Empezó a ser muy evidente que una posibilidad de continuar con nuestra búsqueda era que Natsuko y yo viniéramos a Costa Rica. El plan inicial era hacer pinturas e imprimir fotografías para venderlas, pero eso no funcionó. Empezamos a hacer una bebida probiótica llamada Kéfir y también hacíamos mermeladas y las vendíamos en negocios. Esto para nosotros fue una invitación a abrirnos, a cuestionar una vez más lo que creíamos ser y la imagen que queríamos proyectar ante los demás, una vez más lo único que prevalecía era la certeza del “Yo soy”.
Un día Natsuko y yo visitamos a Don, habíamos empezado a hacer el proceso de “The Journey” que Don me había ofrecido. Consistía en 7 preguntas y 40 meditaciones enfocadas, diseñadas para hacernos conscientes de los juicios y creencias que nos repetíamos inconscientemente a nosotros mismos y que nos impedían escuchar con claridad y seguir con absoluta determinación y confianza nuestra propia voz interior y nuestro potencial. Luego de terminar el proceso y de sentirnos cada vez más cómodos compartiendo entre los tres, reapareció nuestro deseo de vivir en comunidad.
Empezamos a plantearnos la visión de crear una iniciativa que promoviera la introspección, sanación y liberación de quienes quisieran visitarnos desde cualquier parte del mundo. Un lugar donde además cultivaramos nuestros alimentos y generaramos proyectos de energía renovable. Nombramos el proyecto “The Costa Rica Initiative” debido a una página de Facebook que Don había abierto recién llegado a este país. Nos pareció que era como por fin darle vida a una idea que parecía haber estado esperando por años. El primero paso fue rentar una casa pequeña en Atenas de Alajuela, donde aprendimos a vivir como una pequeña familia y empezamos a recibir poco a poco a personas que se enteraron de nosotros a través de redes sociales y nuestra página web. Al cabo de año y medio, una amiga de Don que había asistido a un taller nos ofreció su centro de retiros ubicado en Los Ángeles de Rivas de Chirripó, cuya infraestructura cuenta con muchas de las cosas que soñamos en nuestra primera visión.
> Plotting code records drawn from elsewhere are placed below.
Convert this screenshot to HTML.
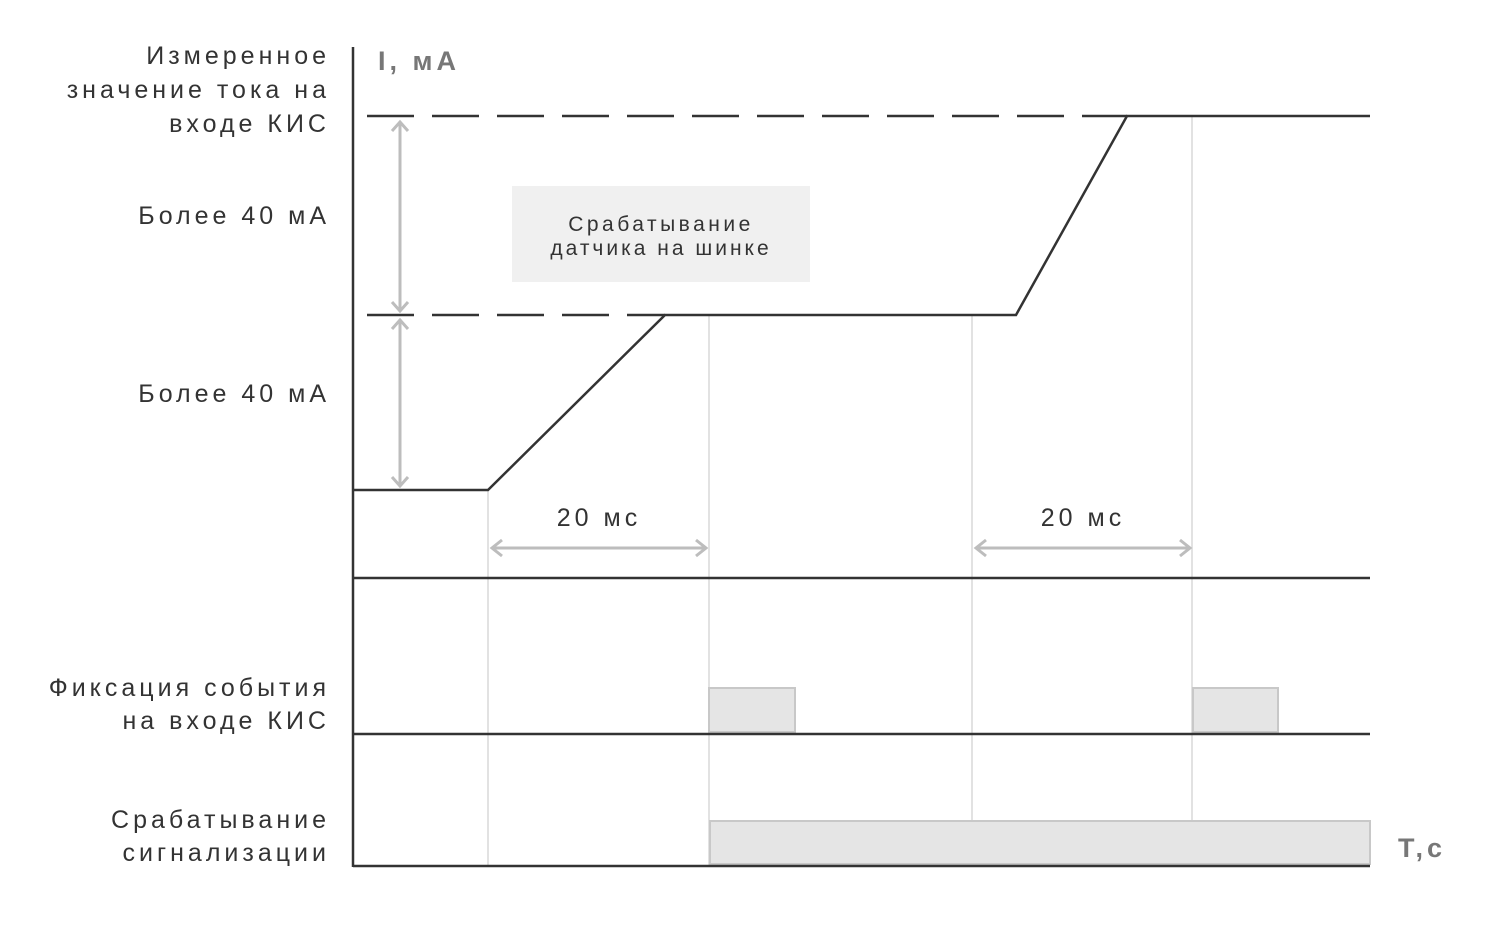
<!DOCTYPE html>
<html><head><meta charset="utf-8"><style>body{margin:0;background:#fff}svg{display:block}text{font-family:"Liberation Sans",sans-serif;fill:#333}</style></head><body>
<svg width="1485" height="927" viewBox="0 0 1485 927" xmlns="http://www.w3.org/2000/svg">
<rect width="1485" height="927" fill="#fff"/>
<g stroke="#e2e2e2" stroke-width="2">
<line x1="488" y1="490" x2="488" y2="866"/>
<line x1="709" y1="315" x2="709" y2="866"/>
<line x1="972" y1="315" x2="972" y2="866"/>
<line x1="1192" y1="116" x2="1192" y2="866"/>
</g>
<rect x="512" y="186" width="298" height="96" fill="#f0f0f0"/>
<text x="661" y="231" font-size="21" text-anchor="middle" letter-spacing="3.5">Срабатывание</text>
<text x="661" y="255" font-size="21" text-anchor="middle" letter-spacing="3">датчика на шинке</text>
<g fill="#e5e5e5" stroke="#c8c8c8" stroke-width="2">
<rect x="709" y="688" width="86" height="44"/>
<rect x="1193" y="688" width="85" height="44"/>
<rect x="710" y="821" width="660" height="43"/>
</g>
<g stroke="#333" stroke-width="2.5" fill="none">
<line x1="353" y1="47" x2="353" y2="867"/>
<line x1="353" y1="578" x2="1370" y2="578"/>
<line x1="353" y1="734" x2="1370" y2="734"/>
<line x1="353" y1="866" x2="1370" y2="866"/>
<line x1="353" y1="116" x2="1127" y2="116" stroke-dasharray="47 18" stroke-dashoffset="-14"/>
<line x1="353" y1="315" x2="665" y2="315" stroke-dasharray="47 18" stroke-dashoffset="-14"/>
<polyline points="353,490 488,490 665,315 1016,315 1127,116 1370,116"/>
</g>
<g stroke="#bdbdbd" stroke-width="3" fill="none">
<line x1="400" y1="122" x2="400" y2="311"/>
<polyline points="392,131 400,122 408,131"/><polyline points="392,302 400,311 408,302"/>
<line x1="400" y1="320" x2="400" y2="486"/>
<polyline points="392,329 400,320 408,329"/><polyline points="392,477 400,486 408,477"/>
<line x1="492" y1="548" x2="706" y2="548"/>
<polyline points="502,540 492,548 502,556"/><polyline points="696,540 706,548 696,556"/>
<line x1="976" y1="548" x2="1190" y2="548"/>
<polyline points="986,540 976,548 986,556"/><polyline points="1180,540 1190,548 1180,556"/>
</g>
<g font-size="25" text-anchor="end" letter-spacing="4">
<text x="330" y="64">Измеренное</text>
<text x="330" y="98">значение тока на</text>
<text x="330" y="132">входе КИС</text>
<text x="330" y="224">Более 40 мА</text>
<text x="330" y="402">Более 40 мА</text>
<text x="330" y="696">Фиксация события</text>
<text x="330" y="729">на входе КИС</text>
<text x="330" y="828">Срабатывание</text>
<text x="330" y="861">сигнализации</text>
</g>
<text x="599" y="526" font-size="25" text-anchor="middle" letter-spacing="4">20 мс</text>
<text x="1083" y="526" font-size="25" text-anchor="middle" letter-spacing="4">20 мс</text>
<text x="378" y="70" font-size="27" font-weight="bold" letter-spacing="4" style="fill:#777">I, мА</text>
<text x="1398" y="857" font-size="27" font-weight="bold" letter-spacing="4" style="fill:#777">T,c</text>
</svg>
</body></html>
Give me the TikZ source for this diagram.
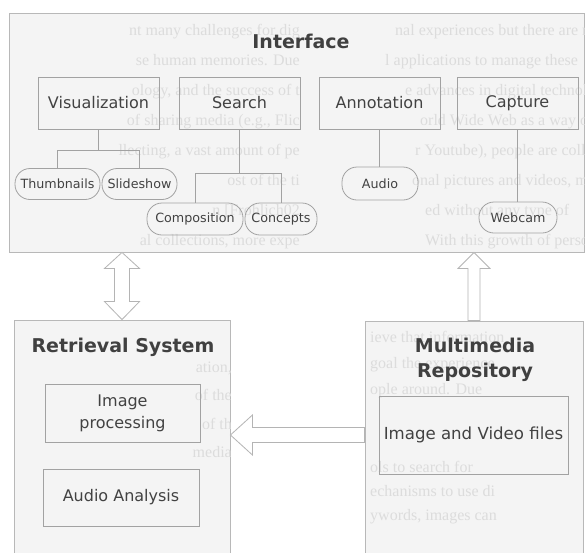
\documentclass[tikz,border=0pt]{standalone}
\usepackage{fontspec}
\setmainfont{DejaVu Sans}
\newfontfamily\bleedfont{Liberation Serif}
\usetikzlibrary{calc}

\definecolor{boxline}{HTML}{B8B8B8}
\definecolor{subline}{HTML}{A2A2A2}
\definecolor{labeltext}{HTML}{424242}
\definecolor{paneltint}{HTML}{F4F4F4}
\definecolor{bleed}{HTML}{DCDCDC}
\definecolor{arrowline}{HTML}{B4B4B4}

\begin{document}
\begin{tikzpicture}[x=1pt,y=-1pt,
  panel/.style={draw=boxline, fill=paneltint, line width=0.9pt, inner sep=0pt},
  module/.style={draw=subline, line width=0.8pt, minimum width=121pt, minimum height=52pt,
    text=labeltext, font=\fontsize{16}{22}\selectfont, align=center, inner sep=0pt},
  feature/.style={draw=subline, line width=0.8pt, rounded corners=15pt, minimum height=31pt,
    text=labeltext, font=\fontsize{12.7}{15}\selectfont, inner sep=0pt},
  heading/.style={text=black!75, font=\fontsize{19}{25}\selectfont\bfseries, align=center},
  link/.style={draw=subline, line width=0.6pt},
  hollow/.style={draw=arrowline, fill=white, line width=0.8pt, line join=miter},
  bleedtext/.style={text=bleed, font=\bleedfont\fontsize{16}{30}\selectfont, inner sep=0pt}
]
\clip (0,0) rectangle (585,552);
\fill[white] (0,0) rectangle (585,552);

% the three panels
\node[panel, minimum width=575pt, minimum height=239pt] (iface) at (296.5,132.5) {};
\node[panel, minimum width=216pt, minimum height=250pt] (retr) at (122,445) {};
\node[panel, minimum width=218pt, minimum height=250pt] (repo) at (474,446) {};

% printed page showing through the panels
\begin{scope}
\clip (iface.south west) rectangle (iface.north east);
\foreach \x/\y/\txt [count=\i] in {395/33/{nal experiences but there are many},
    385/63/{l applications to manage these},
    405/93/{e advances in digital technology},
    420/123/{orld Wide Web as a way of},
    415/153/{r Youtube), people are collecting},
    412/183/{onal pictures and videos, most},
    425/213/{ed without any type of},
    425/243/{With this growth of personal}}
  \node[bleedtext, anchor=mid west] (bleedr\i) at (\x,\y) {\txt};
\foreach \y/\txt [count=\i] in {33/{nt many challenges for dig},
    63/{se human memories. Due},
    93/{ology, and the success of t},
    123/{of sharing media (e.g., Flic},
    153/{llecting, a vast amount of pe},
    183/{ost of the ti},
    213/{n [Frohlich02},
    243/{al collections, more expe}}
  \node[bleedtext, anchor=mid east] (bleedl\i) at (300,\y) {\txt};
\end{scope}
\begin{scope}
\clip (retr.south west) rectangle (retr.north east);
\foreach \y/\txt [count=\i] in {370/{ation,}, 398/{of the}, 427/{of th}, 455/{media}}
  \node[bleedtext, anchor=mid east] (bleedret\i) at (232,\y) {\txt};
\end{scope}
\begin{scope}
\clip (repo.south west) rectangle (repo.north east);
\foreach \y/\txt [count=\i] in {340/{ieve that information},
    366/{goal the experience},
    392/{ople around. Due},
    470/{ols to search for},
    494/{echanisms to use di},
    518/{ywords, images can}}
  \node[bleedtext, anchor=mid west] (bleedrep\i) at (370,\y) {\txt};
\end{scope}

% interface
\node[heading] (ifacetitle) at (301,41) {Interface};
\node[module] (vis) at (98.5,103) {Visualization};
\node[module] (search) at (239.5,103) {Search};
\node[module] (annot) at (379.5,103) {Annotation};
\node[module] (capture) at (517.5,103) {Capture};

\node[feature, minimum width=85pt] (thumbs) at (57.5,184) {Thumbnails};
\node[feature, minimum width=75pt] (slides) at (139.5,184) {Slideshow};
\node[feature, minimum width=96pt, minimum height=32pt] (compo) at (195,219) {Composition};
\node[feature, minimum width=72pt, minimum height=32pt] (concepts) at (281,219) {Concepts};
\node[feature, minimum width=76pt, minimum height=33pt] (audio) at (380,183.5) {Audio};
\node[feature, minimum width=78pt] (webcam) at (518,217.5) {Webcam};

\draw[link] (vis.south) -- ++(0,21) -| (thumbs.north);
\draw[link] (vis.south) -- ++(0,21) -| (slides.north);
\draw[link] (search.south) -- ++(0,44) -| (compo.north);
\draw[link] (search.south) -- ++(0,44) -| (concepts.north);
\draw[link] (annot.south) -- (annot.south |- audio.north);
\draw[link] (capture.south) -- (capture.south |- webcam.north);

% retrieval system
\node[heading] (retrtitle) at (123,347) {Retrieval System};
\node[module, minimum width=155pt, minimum height=58pt] (imgproc) at (122.5,413) {Image\\processing};
\node[module, minimum width=156pt, minimum height=57pt] (audioan) at (121,497.5) {Audio Analysis};

% multimedia repository
\node[heading] (repotitle) at (475,360) {Multimedia\\Repository};
\node[module, minimum width=189pt, minimum height=78pt, font=\fontsize{16.6}{22}\selectfont] (files) at (473.5,435) {Image and Video files};

% block arrows
\draw[hollow] (iface.south -| retr.north) -- ++(17.5,16) -- ++(-10,0)
  -- ($(retr.north)+(7.5,-18)$) -- ++(10,0) -- (retr.north) -- ++(-17.5,-18) -- ++(10,0)
  -- ($(iface.south -| retr.north)+(-7.5,16)$) -- ++(-10,0) -- cycle;
\draw[hollow] (iface.south -| repo.north) -- ++(16,16) -- ++(-10,0)
  -- ($(repo.north)+(6,0)$) -- ++(-12,0)
  -- ($(iface.south -| repo.north)+(-6,16)$) -- ++(-10,0) -- cycle;
\draw[hollow] (retr.east |- files) -- ++(22,-20) -- ++(0,12.5)
  -- ($(repo.west |- files)+(0,-7.5)$) -- ++(0,15)
  -- ($(retr.east |- files)+(22,7.5)$) -- ++(0,12.5) -- cycle;
\end{tikzpicture}
\end{document}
Pareciera irónico pero, de lo que conozco, lo que más se aproxima a lo que defino como una tribu ideal, en la que predomine la armonía, el respeto y el servicio por los demás, la he encontrado en personas que en lugar de buscar satisfacer las expectativas de los demás, se han enfocado con gran determinación en deconstruirse a sí mismos, en cuestionar su deseo de encajar y en enfrentar y hacerse amigos de lo desconocido, permitiéndose así apostar por lo espontáneo, que es tal vez una cara de la libertad.
Llegar a un nivel de incomodidad interna que hace evidente la necesidad de construir un mundo nuevo, con la premisa de un Yo sanado, es la belleza de la insatisfacción.